Object creation From Raw Data • nicheDE

Starting with a spatial seurat object, we can make a niche-DE object with the function ‘CreateNicheDEObjectFrom Seurat’. This function takes in 6 arguments

Arguments

counts mat: A counts matrix. The dimension should be #cells/spots by #genes.
- coordinate mat: Coordinate matrix. Dimension should be #cells/spots by 2. Make sure that rownames match that of the counts matrix. The coordinates are scaled such that the median nearest neighbor distance is 100.
- library mat: The average expression profile matrix calculated from a reference dataset.
- deconv mat: The deconvolution matrix for the spatial dataset. The dimension should be #spots/cells by #cell types
- sigma: A list of kernel bandwidths to use for effective niche calculation
- Int: Logical if counts data supplied is integer. When performing niche-DE, Negative binomial regression is performed if True. Linear regression with a gene specific variance is performed if False. Default is true.

#load counts matrix
data("vignette_counts")
#load coordinate matrix
data("vignette_coord")
#load expression profile matrix
data("vignette_library_matrix")
#load deconvolution matrix
data("vignette_deconv_mat")
#make Niche-DE object
NDE_obj = CreateNicheDEObject(vignette_counts,vignette_coord,
                              vignette_library_matrix,vignette_deconv_mat,
                              sigma = c(1,100,250))

What’s in the object?

We see that their are 14 slots, 10 of which are populated when making the nicheDE object. Here we will explain what each slot should contain, except for the ones prefixed by niche_DE.

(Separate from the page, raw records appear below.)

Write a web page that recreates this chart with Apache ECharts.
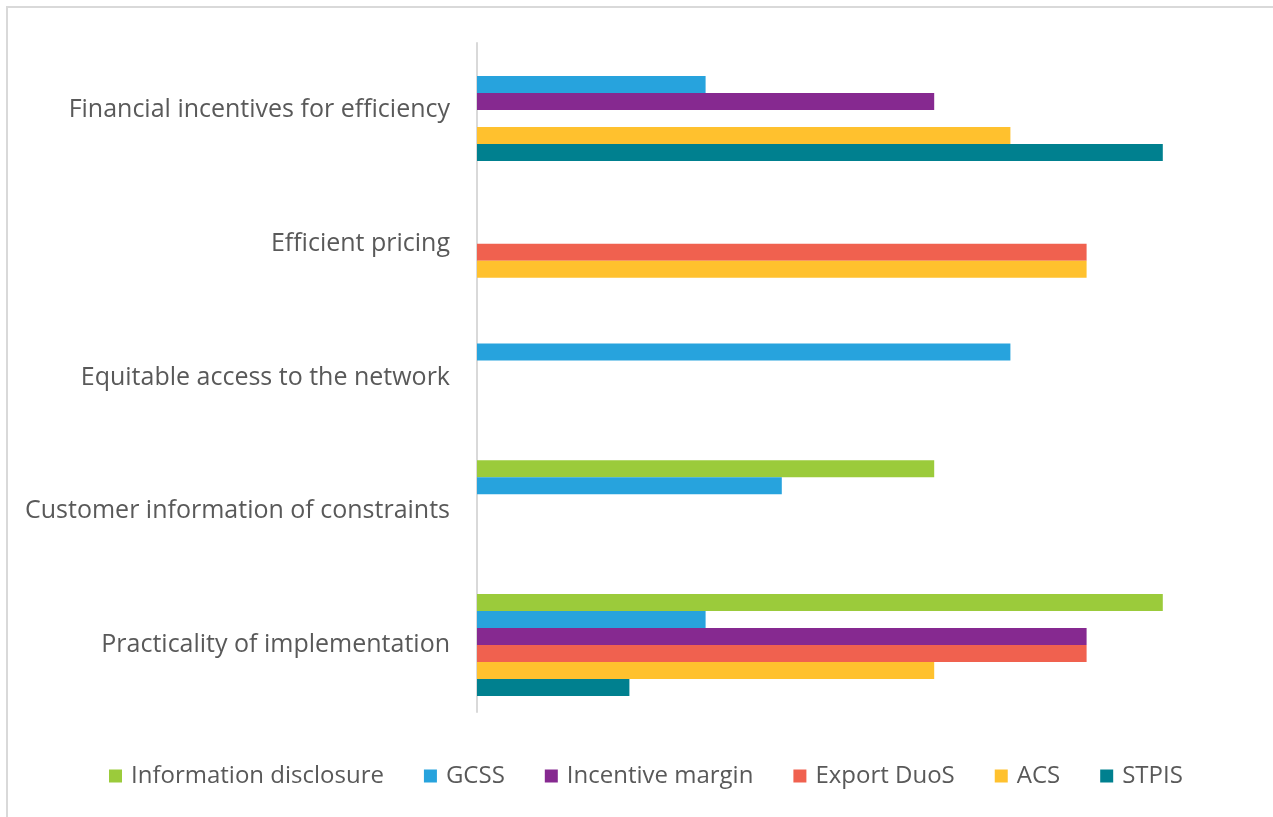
<!DOCTYPE html>
<html>
<head>
<meta charset="utf-8">
<script src="https://cdn.jsdelivr.net/npm/echarts@6/dist/echarts.min.js"></script>
<style>
html,body{margin:0;padding:0;background:#fff;}
#chart{width:1273px;height:817px;}
</style>
</head>
<body>
<div id="chart"></div>
<script>
const categories = [
  "Financial incentives for efficiency",
  "Efficient pricing",
  "Equitable access to the network",
  "Customer information of constraints",
  "Practicality of implementation"
];
const seriesNames = ["Information disclosure", "GCSS", "Incentive margin", "Export DuoS", "ACS", "STPIS"];
const informationDisclosure = [null, null, null, 6, 9];
const gcss = [3, null, 7, 4, 3];
const incentiveMargin = [6, null, null, null, 8];
const exportDuos = [null, 8, null, null, 8];
const acs = [7, 8, null, null, 6];
const stpis = [9, null, null, null, 2];
const seriesValues = [informationDisclosure, gcss, incentiveMargin, exportDuos, acs, stpis];
const colors = ["#9BCB3B", "#27A3DD", "#862990", "#F0614F", "#FFC12E", "#00808F"];

const chart = echarts.init(document.getElementById('chart'));
const FONT = "'Open Sans', 'Noto Sans', sans-serif";
chart.setOption({
  animation: false,
  color: colors,
  textStyle: {fontFamily: FONT},
  graphic: [{
    type: 'rect',
    shape: {x: 7, y: 7, width: 1300, height: 900},
    style: {fill: 'none', stroke: '#D9D9D9', lineWidth: 2},
    silent: true
  }],
  grid: {left: 477, right: 34, top: 43, bottom: 105, containLabel: false},
  legend: {
    data: seriesNames,
    top: 759,
    left: 104,
    icon: 'rect',
    itemWidth: 13,
    itemHeight: 13,
    itemGap: 40,
    textStyle: {fontSize: 24, color: '#595959', fontFamily: FONT, padding: [0, 0, 0, 4]}
  },
  xAxis: {
    type: 'value',
    min: 0,
    max: 10,
    show: false,
    splitLine: {show: false}
  },
  yAxis: {
    type: 'category',
    data: categories,
    inverse: true,
    axisTick: {show: false},
    axisLine: {lineStyle: {color: '#D9D9D9', width: 2}},
    axisLabel: {fontSize: 25, color: '#595959', margin: 27, fontFamily: FONT}
  },
  series: seriesNames.map((name, i) => ({
    name: name,
    type: 'bar',
    data: seriesValues[i],
    barWidth: 17,
    barGap: '0%'
  }))
});
</script>
</body>
</html>
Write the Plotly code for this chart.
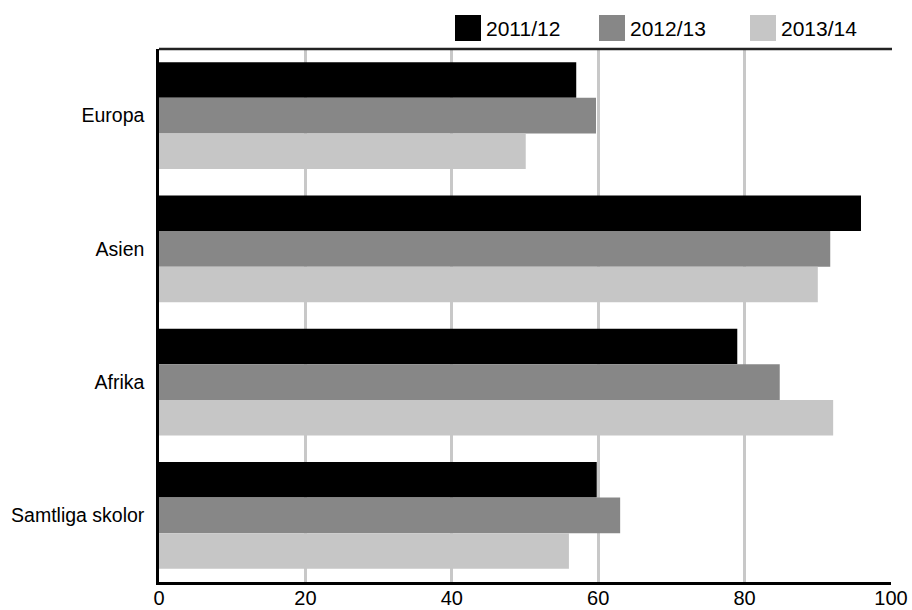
import plotly.graph_objects as go

categories = ["Europa", "Asien", "Afrika", "Samtliga skolor"]
series_names = ["2011/12", "2012/13", "2013/14"]
values_2011 = [57.0, 95.9, 79.0, 59.8]
values_2012 = [59.7, 91.7, 84.8, 63.0]
values_2013 = [50.1, 90.0, 92.1, 56.0]
colors = ["#000000", "#878787", "#c6c6c6"]
x_ticks = [0, 20, 40, 60, 80, 100]

FONT = "Liberation Sans, Arial, sans-serif"
W, H = 912, 610
L, R, T, B = 159, 21, 49, 28
PW, PH = W - L - R, H - T - B

def px2x(px):
    return (px - L) / PW

def py2y(py):
    return (H - B - py) / PH

fig = go.Figure()
for name, vals, col in zip(series_names, [values_2011, values_2012, values_2013], colors):
    fig.add_trace(go.Bar(
        y=categories, x=vals, name=name, orientation="h",
        marker=dict(color=col, line=dict(width=0)),
        showlegend=False, hoverinfo="x+y",
    ))

# custom legend with large squares
leg_sq_x = [455, 599, 750]
for i, (name, col) in enumerate(zip(series_names, colors)):
    x0 = leg_sq_x[i]
    fig.add_shape(type="rect", xref="paper", yref="paper",
                  x0=px2x(x0), x1=px2x(x0 + 26), y0=py2y(41), y1=py2y(15),
                  fillcolor=col, line=dict(width=0), layer="above")
    fig.add_annotation(xref="paper", yref="paper", x=px2x(x0 + 29), y=py2y(28),
                       text=name, showarrow=False, xanchor="left", yanchor="middle",
                       font=dict(family=FONT, size=21, color="#000000"))

# top border line
fig.add_shape(type="line", xref="paper", yref="paper", x0=0, x1=px2x(892), y0=1, y1=1,
              line=dict(color="#222222", width=2.5), layer="above")

fig.update_layout(
    width=W, height=H,
    margin=dict(l=L, r=R, t=T, b=B, pad=0, autoexpand=False),
    paper_bgcolor="white", plot_bgcolor="white",
    barmode="group", bargap=0.197, bargroupgap=0,
    font=dict(family=FONT, size=19.5, color="#000000"),
    xaxis=dict(range=[0, 100], tickvals=x_ticks, ticktext=[str(t) for t in x_ticks],
               showgrid=True, gridcolor="#c8c8c8", gridwidth=2.5,
               showline=True, linecolor="#000000", linewidth=2.5,
               zeroline=False, ticks="", tickfont=dict(size=20, family=FONT),
               ticklabelstandoff=-4,
               automargin=False, fixedrange=True),
    yaxis=dict(autorange="reversed", showgrid=False,
               showline=True, linecolor="#000000", linewidth=2.5,
               ticks="", ticklabelstandoff=8, tickfont=dict(size=19.5, family=FONT),
               automargin=False, fixedrange=True),
)

fig.write_html("out.html", config={"displayModeBar": False},
               post_script="document.body.style.margin='0';document.body.style.overflow='hidden';")
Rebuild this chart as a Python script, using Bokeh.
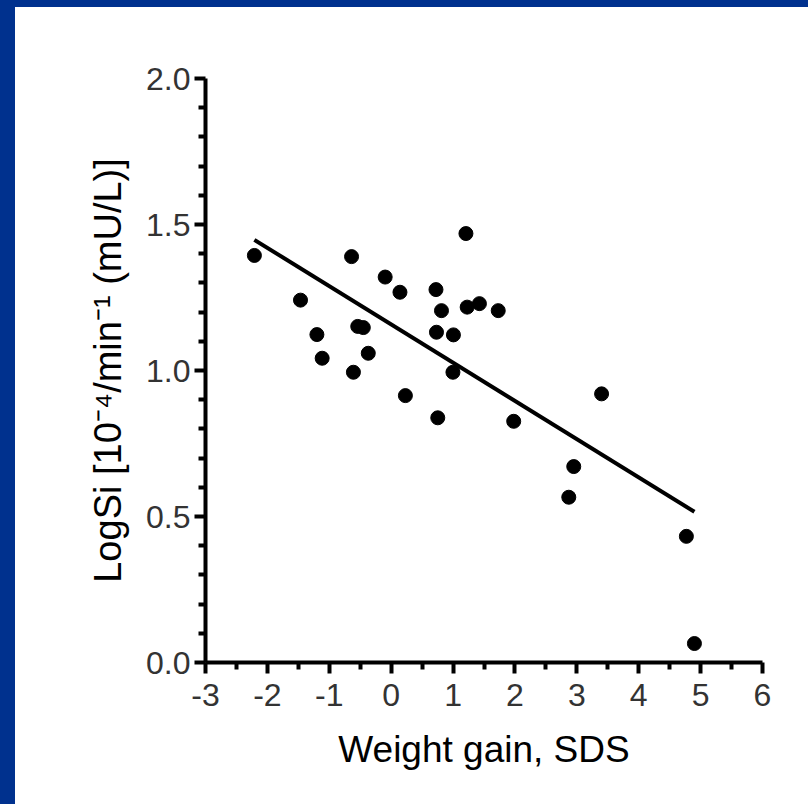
from bokeh.plotting import figure
from bokeh.models import Range1d, FixedTicker, Div, ColumnDataSource
from bokeh.layouts import column, row
from bokeh.embed import file_html
from bokeh.resources import INLINE

# ---- data ----
weight_gain_sds = [-2.21, -1.465, -1.20, -1.115, -0.64, -0.61, -0.54, -0.45, -0.37,
                   -0.097, 0.142, 0.23, 0.724, 0.732, 0.753, 0.813, 1.006, 0.998,
                   1.208, 1.228, 1.426, 1.73, 1.98, 2.87, 2.95, 3.40, 4.77, 4.90]
log_si = [1.394, 1.241, 1.123, 1.042, 1.390, 0.994, 1.151, 1.147, 1.059,
          1.320, 1.268, 0.914, 1.277, 1.131, 0.838, 1.205, 1.122, 0.994,
          1.469, 1.217, 1.229, 1.205, 0.826, 0.566, 0.671, 0.920, 0.432, 0.065]

fit_slope = -0.131
fit_intercept = 1.158

x_ticks = [-3, -2, -1, 0, 1, 2, 3, 4, 5, 6]
x_tick_labels = ["-3", "-2", "-1", "0", "1", "2", "3", "4", "5", "6"]
x_minor = [-2.5, -1.5, -0.5, 0.5, 1.5, 2.5, 3.5, 4.5, 5.5]
y_ticks = [0.0, 0.5, 1.0, 1.5, 2.0]
y_tick_labels = ["0.0", "0.5", "1.0", "1.5", "2.0"]
y_minor = [0.1, 0.2, 0.3, 0.4, 0.6, 0.7, 0.8, 0.9, 1.1, 1.2, 1.3, 1.4,
           1.6, 1.7, 1.8, 1.9]

x_title = "Weight gain, SDS"
y_title = "LogSi [10\u207b\u2074/min\u207b\u00b9 (mU/L)]"

FONT = "Liberation Sans"
BLUE = "#00318e"

p = figure(width=793, height=797, output_backend="svg", toolbar_location=None,
           x_range=Range1d(-3, 6), y_range=Range1d(0, 2), margin=0)
p.min_border_left = 190
p.min_border_right = 46
p.min_border_top = 71
p.min_border_bottom = 142
p.background_fill_color = "white"
p.border_fill_color = "white"
p.outline_line_color = None
p.xgrid.grid_line_color = None
p.ygrid.grid_line_color = None

# regression line
fx = [min(weight_gain_sds), max(weight_gain_sds)]
fy = [fit_intercept + fit_slope * v for v in fx]
p.line(fx, fy, line_color="black", line_width=4)

src = ColumnDataSource(dict(x=weight_gain_sds, y=log_si))
p.scatter("x", "y", source=src, size=14, fill_color="black", line_color="black")

p.xaxis.ticker = FixedTicker(ticks=x_ticks, minor_ticks=x_minor)
p.yaxis.ticker = FixedTicker(ticks=y_ticks, minor_ticks=y_minor)
p.xaxis.major_label_overrides = {t: l for t, l in zip(x_ticks, x_tick_labels)}
p.yaxis.major_label_overrides = {t: l for t, l in zip(y_ticks, y_tick_labels)}

for ax in (p.xaxis, p.yaxis):
    ax.axis_line_width = 4
    ax.axis_line_color = "black"
    ax.major_tick_line_width = 4
    ax.minor_tick_line_width = 4
    ax.major_tick_line_color = "black"
    ax.minor_tick_line_color = "black"
    ax.major_tick_in = 0
    ax.minor_tick_in = 0
    ax.major_tick_out = 11
    ax.minor_tick_out = 7
    ax.major_label_text_font = FONT
    ax.major_label_text_font_size = "32px"
    ax.major_label_text_color = "#333333"
    ax.axis_label_text_font = FONT
    ax.axis_label_text_font_style = "normal"
    ax.axis_label_text_color = "black"

p.xaxis.major_label_standoff = 10
p.yaxis.major_label_standoff = 4
p.xaxis.axis_label = x_title
p.yaxis.axis_label = y_title
p.xaxis.axis_label_text_font_size = "37px"
p.yaxis.axis_label_text_font_size = "38px"
p.xaxis.axis_label_standoff = 20
p.yaxis.axis_label_standoff = 14

top = Div(text="", width=808, height=7, margin=0,
          styles={"background-color": BLUE})
left = Div(text="", width=15, height=797, margin=0,
           styles={"background-color": BLUE})
layout = column(top, row(left, p, spacing=0, margin=0), spacing=0, margin=0)

open("out.html", "w").write(file_html(layout, INLINE))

counts: The RNA count data of the spatial transcriptomics dataset. The dimension will be #cells/spots by #genes.Genes are filtered out if they do not exist within the scrna-seq reference dataset.
coord: The spatial coordinates matrix of the spatial transcriptomics dataset. It is scaled such that the median nearest neighbor distance is 100.
sigma: The kernel bandwidth(s) chosen for calculating the effective niche. Recommended values will be discussed shortly.
num_cells: A #cells/spots by #cell types matrix indicating the estimated number of cells of each cell type in each spot.
effective_niche: A list whose length is equal to the length of sigma. Each element of the list is a matrix of dimension #cells/spots by #cell types that measures how many of each cell type is in a given cell/spot’s neighborhood. For more information, please read the manuscript.
ref_expr: The average expression profile matrix. The dimension is #cell types by #genes. Each row gives the average expression of each gene for a given cell type based on the reference dataset supplied.
cell_names: The name of each cell. This will be used if the use wants to filter cells via the function ‘Filter’
gene_names: The gene names.
batch_ID: The batch ID for each cell/spot. This will be used when merging objects.
spot_distance: 100. Coordinates are scaled so that the distance between a spot and its nearest neighbor is 100.
scale: The scaling to convert our coordinates back to their original scale
Int: Is the data count data(True) or continuous (False)?